Drop the pictures, then extract the listing word for word.

**** SUPPLIED MATERIAL

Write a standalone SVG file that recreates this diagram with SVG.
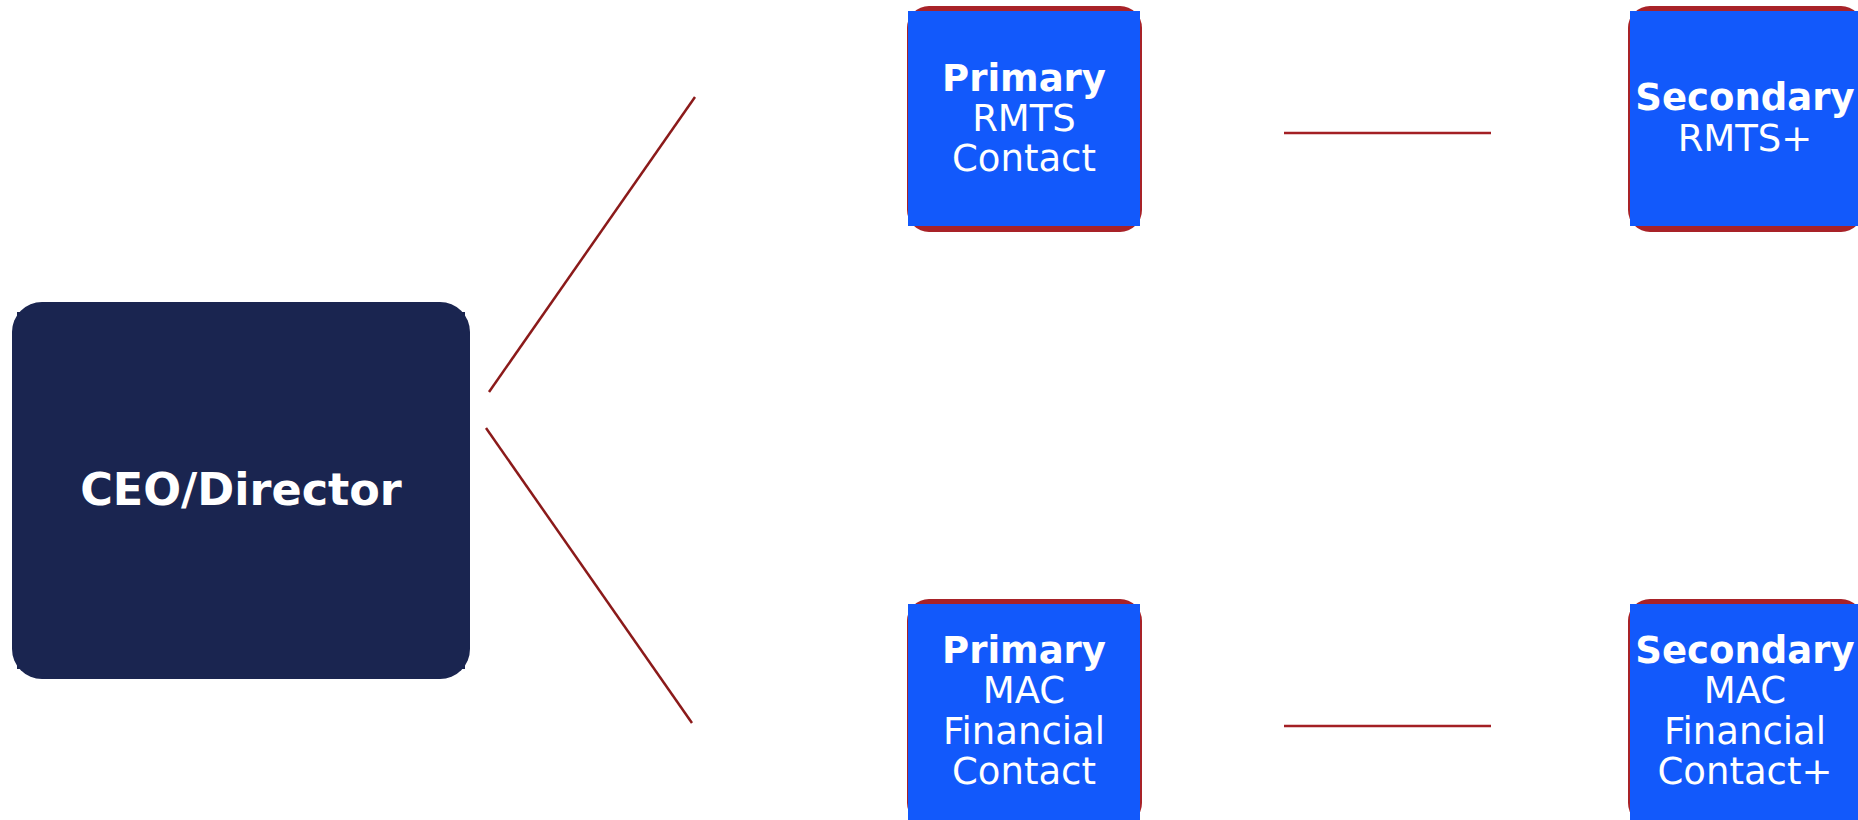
<svg xmlns="http://www.w3.org/2000/svg" width="1858" height="820" viewBox="0 0 1858 820">
  <style>
    .frame { fill: #A82228; }
    .card { fill: #1259FB; }
    .head { fill: #1A2550; }
    .title { font-family: "DejaVu Sans", Verdana, sans-serif; font-weight: bold; fill: #FFFFFF; text-anchor: middle; }
    .label { font-family: "DejaVu Sans", Verdana, sans-serif; fill: #FFFFFF; text-anchor: middle; }
    .diag { stroke: #8B1A1A; stroke-width: 2.5; fill: none; }
    .link { stroke: #A31F24; stroke-width: 2.5; fill: none; }
  </style>
  <rect width="1858" height="820" fill="#FFFFFF"/>

  <!-- links -->
  <g id="connectors">
    <line class="diag" x1="489" y1="392" x2="695" y2="97"/>
    <line class="diag" x1="486" y1="428" x2="692" y2="723"/>
    <line class="link" x1="1284" y1="133" x2="1491" y2="133"/>
    <line class="link" x1="1284" y1="726" x2="1491" y2="726"/>
  </g>

  <!-- top of the chart -->
  <g id="ceo">
    <rect class="head" x="17" y="312" width="448" height="357"/>
    <rect class="head" x="12" y="302" width="458" height="377" rx="30" ry="30"/>
    <text class="title" x="241" y="505" font-size="44.5">CEO/Director</text>
  </g>

  <!-- RMTS contacts -->
  <g id="primary-rmts">
    <rect class="frame" x="907" y="6" width="235" height="226" rx="22" ry="22"/>
    <rect class="card" x="908" y="11" width="232" height="215"/>
    <text class="title" x="1024" y="91" font-size="37">Primary</text>
    <text class="label" x="1024" y="131" font-size="37">RMTS</text>
    <text class="label" x="1024" y="171" font-size="37">Contact</text>
  </g>

  <g id="secondary-rmts">
    <rect class="frame" x="1628" y="6" width="235" height="226" rx="22" ry="22"/>
    <rect class="card" x="1630" y="11" width="232" height="215"/>
    <text class="title" x="1745" y="110" font-size="37">Secondary</text>
    <text class="label" x="1745" y="151" font-size="37">RMTS+</text>
  </g>

  <!-- MAC financial contacts -->
  <g id="primary-mac">
    <rect class="frame" x="907" y="599" width="235" height="226" rx="22" ry="22"/>
    <rect class="card" x="908" y="604" width="232" height="216"/>
    <text class="title" x="1024" y="663" font-size="37">Primary</text>
    <text class="label" x="1024" y="703" font-size="37">MAC</text>
    <text class="label" x="1024" y="744" font-size="37">Financial</text>
    <text class="label" x="1024" y="784" font-size="37">Contact</text>
  </g>

  <g id="secondary-mac">
    <rect class="frame" x="1628" y="599" width="235" height="226" rx="22" ry="22"/>
    <rect class="card" x="1630" y="604" width="232" height="216"/>
    <text class="title" x="1745" y="663" font-size="37">Secondary</text>
    <text class="label" x="1745" y="703" font-size="37">MAC</text>
    <text class="label" x="1745" y="744" font-size="37">Financial</text>
    <text class="label" x="1745" y="784" font-size="37">Contact+</text>
  </g>
</svg>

********

RESULT OF THE EXERCISE =
Write a standalone SVG file that recreates this diagram with SVG.
<svg xmlns="http://www.w3.org/2000/svg" width="1858" height="820" viewBox="0 0 1858 820">
  <style>
    .frame { fill: #A82228; }
    .card { fill: #1259FB; }
    .head { fill: #1A2550; }
    .title { font-family: "DejaVu Sans", Verdana, sans-serif; font-weight: bold; fill: #FFFFFF; text-anchor: middle; }
    .label { font-family: "DejaVu Sans", Verdana, sans-serif; fill: #FFFFFF; text-anchor: middle; }
    .diag { stroke: #8B1A1A; stroke-width: 2.5; fill: none; }
    .link { stroke: #A31F24; stroke-width: 2.5; fill: none; }
  </style>
  <rect width="1858" height="820" fill="#FFFFFF"/>

  <!-- links -->
  <g id="connectors">
    <line class="diag" x1="489" y1="392" x2="695" y2="97"/>
    <line class="diag" x1="486" y1="428" x2="692" y2="723"/>
    <line class="link" x1="1284" y1="133" x2="1491" y2="133"/>
    <line class="link" x1="1284" y1="726" x2="1491" y2="726"/>
  </g>

  <!-- top of the chart -->
  <g id="ceo">
    <rect class="head" x="17" y="312" width="448" height="357"/>
    <rect class="head" x="12" y="302" width="458" height="377" rx="30" ry="30"/>
    <text class="title" x="241" y="505" font-size="44.5">CEO/Director</text>
  </g>

  <!-- RMTS contacts -->
  <g id="primary-rmts">
    <rect class="frame" x="907" y="6" width="235" height="226" rx="22" ry="22"/>
    <rect class="card" x="908" y="11" width="232" height="215"/>
    <text class="title" x="1024" y="91" font-size="37">Primary</text>
    <text class="label" x="1024" y="131" font-size="37">RMTS</text>
    <text class="label" x="1024" y="171" font-size="37">Contact</text>
  </g>

  <g id="secondary-rmts">
    <rect class="frame" x="1628" y="6" width="235" height="226" rx="22" ry="22"/>
    <rect class="card" x="1630" y="11" width="232" height="215"/>
    <text class="title" x="1745" y="110" font-size="37">Secondary</text>
    <text class="label" x="1745" y="151" font-size="37">RMTS+</text>
  </g>

  <!-- MAC financial contacts -->
  <g id="primary-mac">
    <rect class="frame" x="907" y="599" width="235" height="226" rx="22" ry="22"/>
    <rect class="card" x="908" y="604" width="232" height="216"/>
    <text class="title" x="1024" y="663" font-size="37">Primary</text>
    <text class="label" x="1024" y="703" font-size="37">MAC</text>
    <text class="label" x="1024" y="744" font-size="37">Financial</text>
    <text class="label" x="1024" y="784" font-size="37">Contact</text>
  </g>

  <g id="secondary-mac">
    <rect class="frame" x="1628" y="599" width="235" height="226" rx="22" ry="22"/>
    <rect class="card" x="1630" y="604" width="232" height="216"/>
    <text class="title" x="1745" y="663" font-size="37">Secondary</text>
    <text class="label" x="1745" y="703" font-size="37">MAC</text>
    <text class="label" x="1745" y="744" font-size="37">Financial</text>
    <text class="label" x="1745" y="784" font-size="37">Contact+</text>
  </g>
</svg>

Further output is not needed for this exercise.